### Task brief:
List each line of the data that holds the word "this".

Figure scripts
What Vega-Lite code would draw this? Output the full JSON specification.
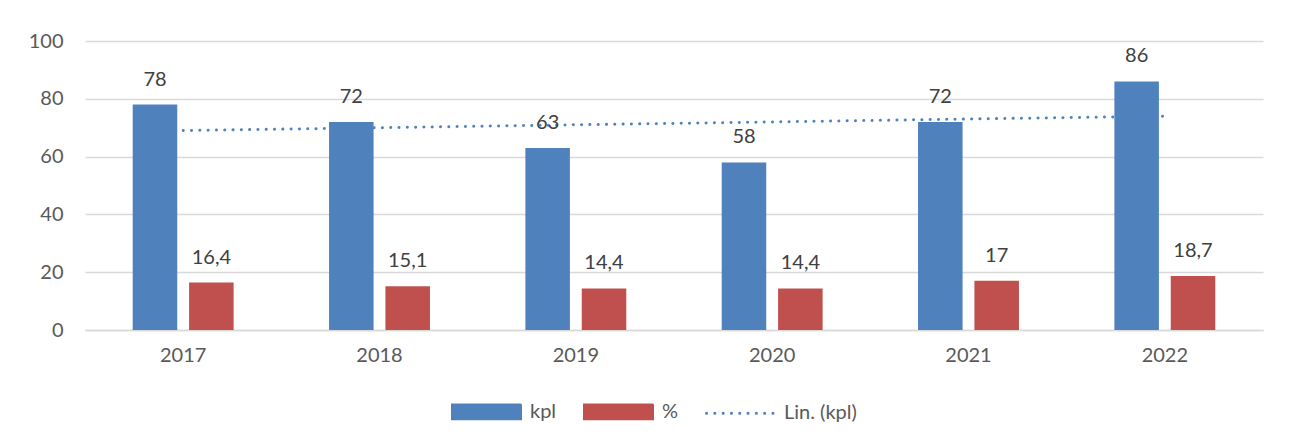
{
  "$schema": "https://vega.github.io/schema/vega-lite/v6.json",
  "autosize": {"type": "none"},
  "width": 1178,
  "height": 289,
  "padding": {"left": 85, "top": 41, "right": 29, "bottom": 111},
  "background": "white",
  "config": {
    "view": {"stroke": null},
    "font": "Lato",
    "axis": {"labelFont": "Lato", "labelFontSize": 20, "labelColor": "#595959", "ticks": false, "title": null, "gridColor": "#d9d9d9", "gridWidth": 1.3, "domainColor": "#d9d9d9", "domainWidth": 1.3},
    "legend": {"labelFont": "Lato", "labelFontSize": 20, "labelColor": "#595959"}
  },
  "datasets": {
    "bars": [
      {"year": "2017", "series": "kpl", "value": 78, "label": "78"},
      {"year": "2017", "series": "%", "value": 16.4, "label": "16,4"},
      {"year": "2018", "series": "kpl", "value": 72, "label": "72"},
      {"year": "2018", "series": "%", "value": 15.1, "label": "15,1"},
      {"year": "2019", "series": "kpl", "value": 63, "label": "63"},
      {"year": "2019", "series": "%", "value": 14.4, "label": "14,4"},
      {"year": "2020", "series": "kpl", "value": 58, "label": "58"},
      {"year": "2020", "series": "%", "value": 14.4, "label": "14,4"},
      {"year": "2021", "series": "kpl", "value": 72, "label": "72"},
      {"year": "2021", "series": "%", "value": 17, "label": "17"},
      {"year": "2022", "series": "kpl", "value": 86, "label": "86"},
      {"year": "2022", "series": "%", "value": 18.7, "label": "18,7"}
    ],
    "trend": [
      {"year": "2017", "series": "Lin. (kpl)", "value": 69},
      {"year": "2018", "series": "Lin. (kpl)", "value": 70},
      {"year": "2019", "series": "Lin. (kpl)", "value": 71},
      {"year": "2020", "series": "Lin. (kpl)", "value": 72},
      {"year": "2021", "series": "Lin. (kpl)", "value": 73},
      {"year": "2022", "series": "Lin. (kpl)", "value": 74}
    ]
  },
  "encoding": {
    "x": {"field": "year", "type": "nominal", "scale": {"paddingInner": 0.486, "paddingOuter": 0.243}, "axis": {"labelAngle": 0, "labelPadding": 15, "grid": false}},
    "y": {"field": "value", "type": "quantitative", "scale": {"domain": [0, 100], "nice": false}, "axis": {"values": [0, 20, 40, 60, 80, 100], "domain": false, "labelPadding": 22}}
  },
  "layer": [
    {
      "data": {"name": "trend"},
      "mark": {"type": "line", "strokeWidth": 3, "strokeCap": "round", "strokeDash": [0.1, 8.2]},
      "encoding": {
        "color": {"field": "series", "type": "nominal", "scale": {"domain": ["kpl", "%", "Lin. (kpl)"], "range": ["#4F81BD", "#C0504D", "#4F81BD"]},
          "legend": {
            "title": null, "orient": "none", "direction": "horizontal", "legendX": 366, "legendY": 335,
            "symbolType": "M-1,-0.2H1V0.2H-1Z", "symbolSize": 4624, "labelOffset": 8, "columnPadding": 21, "padding": 0,
            "encode": {"symbols": {"update": {
              "shape": {"signal": "datum.value === 'Lin. (kpl)' ? 'M-1,0H1' : 'M-1,-0.2H1V0.2H-1Z'"},
              "fill": {"signal": "datum.value === 'Lin. (kpl)' ? 'transparent' : (datum.value === '%' ? '#C0504D' : '#4F81BD')"},
              "stroke": {"signal": "datum.value === 'Lin. (kpl)' ? '#4F81BD' : 'transparent'"},
              "strokeDash": {"signal": "datum.value === 'Lin. (kpl)' ? [0.1, 8.2] : [1, 0]"},
              "strokeWidth": {"value": 3},
              "strokeCap": {"value": "round"},
              "opacity": {"value": 1}
            }}}
          }
        }
      }
    },
    {
      "data": {"name": "bars"},
      "mark": {"type": "bar"},
      "encoding": {
        "xOffset": {"field": "series", "type": "nominal", "scale": {"domain": ["kpl", "%"], "paddingInner": 0.21, "paddingOuter": 0}},
        "color": {"field": "series", "type": "nominal"}
      }
    },
    {
      "data": {"name": "bars"},
      "mark": {"type": "text", "baseline": "alphabetic", "dy": -19, "fontSize": 20, "color": "#404040", "font": "Lato"},
      "encoding": {
        "xOffset": {"field": "series", "type": "nominal"},
        "text": {"field": "label", "type": "nominal"}
      }
    }
  ]
}
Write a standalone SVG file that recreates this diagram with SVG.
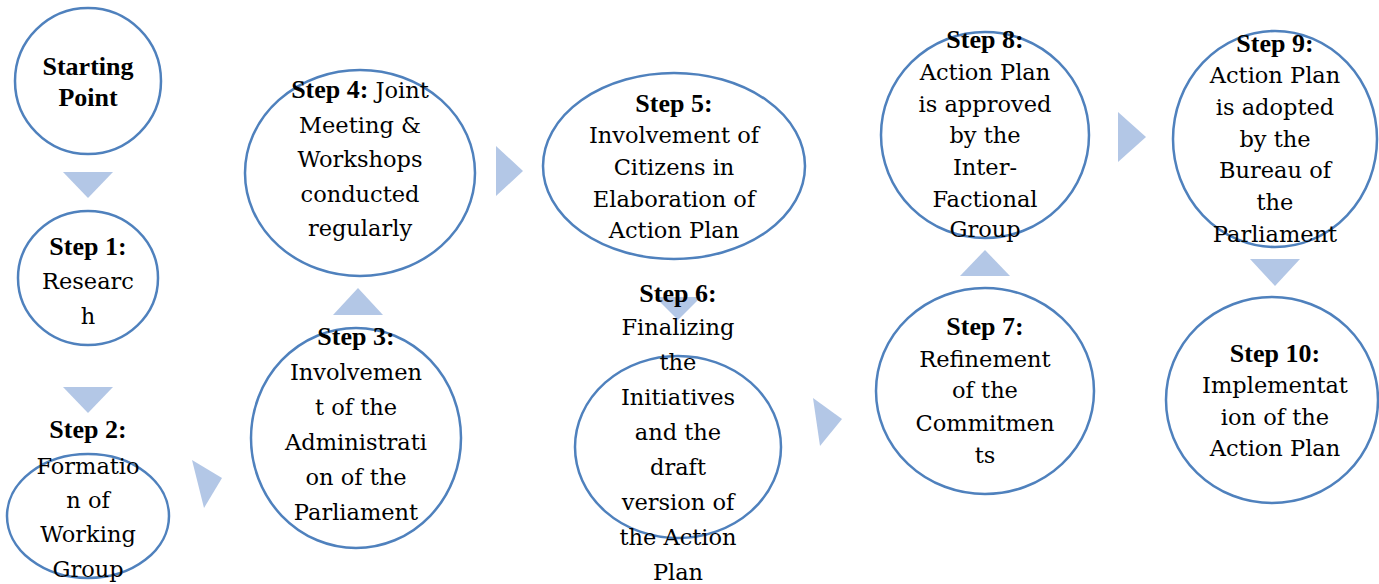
<svg xmlns="http://www.w3.org/2000/svg" width="1379" height="584" viewBox="0 0 1379 584">
<style>
.n{fill:none;stroke:#4F81BD;stroke-width:2.5}
.a{fill:#B3C7E6}
text{font-family:"DejaVu Serif",serif;font-size:22.5px;fill:#000;text-anchor:middle}
.b{font-family:"Liberation Serif",serif;font-weight:bold;font-size:26px}
</style>
<rect width="1379" height="584" fill="#fff"/>
<g id="connectors">
<polygon class="a" points="63,172 113,172 88,198"/>
<polygon class="a" points="63,387 113,387 88,413"/>
<polygon class="a" points="192,460 222,478 204,508"/>
<polygon class="a" points="333,315 383,315 358,288"/>
<polygon class="a" points="496,146 523,171 496,196"/>
<polygon class="a" points="655,297 701,297 678,320"/>
<polygon class="a" points="813,398 842,419 820,446"/>
<polygon class="a" points="960,276 1010,276 985,250"/>
<polygon class="a" points="1118,112 1146,137 1118,162"/>
<polygon class="a" points="1250,259 1300,259 1275,286"/>
</g>
<g id="start">
<ellipse class="n" cx="88" cy="81" rx="73" ry="73"/>
<text class="b" x="88" y="75">Starting</text>
<text class="b" x="88" y="106">Point</text>
</g>
<g id="step1">
<ellipse class="n" cx="88" cy="278" rx="70" ry="67"/>
<text class="b" x="88" y="255">Step 1:</text>
<text x="88" y="289">Researc</text>
<text x="88" y="324">h</text>
</g>
<g id="step2">
<ellipse class="n" cx="88" cy="516" rx="81" ry="62"/>
<text class="b" x="88" y="438">Step 2:</text>
<text x="88" y="474">Formatio</text>
<text x="88" y="508">n of</text>
<text x="88" y="542">Working</text>
<text x="88" y="577">Group</text>
</g>
<g id="step3">
<ellipse class="n" cx="356" cy="438" rx="105" ry="110"/>
<text class="b" x="356" y="345">Step 3:</text>
<text x="356" y="380">Involvemen</text>
<text x="356" y="415">t of the</text>
<text x="356" y="450">Administrati</text>
<text x="356" y="485">on of the</text>
<text x="356" y="520">Parliament</text>
</g>
<g id="step4">
<ellipse class="n" cx="360" cy="173" rx="115" ry="103"/>
<text x="360" y="98"><tspan class="b">Step 4:</tspan> Joint</text>
<text x="360" y="133">Meeting &amp;</text>
<text x="360" y="167">Workshops</text>
<text x="360" y="202">conducted</text>
<text x="360" y="236">regularly</text>
</g>
<g id="step5">
<ellipse class="n" cx="674" cy="166" rx="131" ry="93"/>
<text class="b" x="674" y="112">Step 5:</text>
<text x="674" y="143">Involvement of</text>
<text x="674" y="175">Citizens in</text>
<text x="674" y="207">Elaboration of</text>
<text x="674" y="238">Action Plan</text>
</g>
<g id="step6">
<ellipse class="n" cx="678" cy="447" rx="103" ry="91"/>
<text class="b" x="678" y="302">Step 6:</text>
<text x="678" y="335">Finalizing</text>
<text x="678" y="370">the</text>
<text x="678" y="405">Initiatives</text>
<text x="678" y="440">and the</text>
<text x="678" y="475">draft</text>
<text x="678" y="510">version of</text>
<text x="678" y="545">the Action</text>
<text x="678" y="580">Plan</text>
</g>
<g id="step7">
<ellipse class="n" cx="985" cy="391" rx="109" ry="103"/>
<text class="b" x="985" y="335">Step 7:</text>
<text x="985" y="367">Refinement</text>
<text x="985" y="398">of the</text>
<text x="985" y="431">Commitmen</text>
<text x="985" y="463">ts</text>
</g>
<g id="step8">
<ellipse class="n" cx="985" cy="135" rx="104" ry="103"/>
<text class="b" x="985" y="48">Step 8:</text>
<text x="985" y="80">Action Plan</text>
<text x="985" y="112">is approved</text>
<text x="985" y="143">by the</text>
<text x="985" y="175">Inter-</text>
<text x="985" y="207">Factional</text>
<text x="985" y="237">Group</text>
</g>
<g id="step9">
<ellipse class="n" cx="1275" cy="139" rx="102" ry="108"/>
<text class="b" x="1275" y="52">Step 9:</text>
<text x="1275" y="83">Action Plan</text>
<text x="1275" y="115">is adopted</text>
<text x="1275" y="147">by the</text>
<text x="1275" y="178">Bureau of</text>
<text x="1275" y="210">the</text>
<text x="1275" y="242">Parliament</text>
</g>
<g id="step10">
<ellipse class="n" cx="1272" cy="400" rx="106" ry="103"/>
<text class="b" x="1275" y="362">Step 10:</text>
<text x="1275" y="393">Implementat</text>
<text x="1275" y="425">ion of the</text>
<text x="1275" y="456">Action Plan</text>
</g>
</svg>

### Expected answer:
What Vega-Lite code would draw this? Output the full JSON specification.
Write a standalone SVG file that recreates this diagram with SVG.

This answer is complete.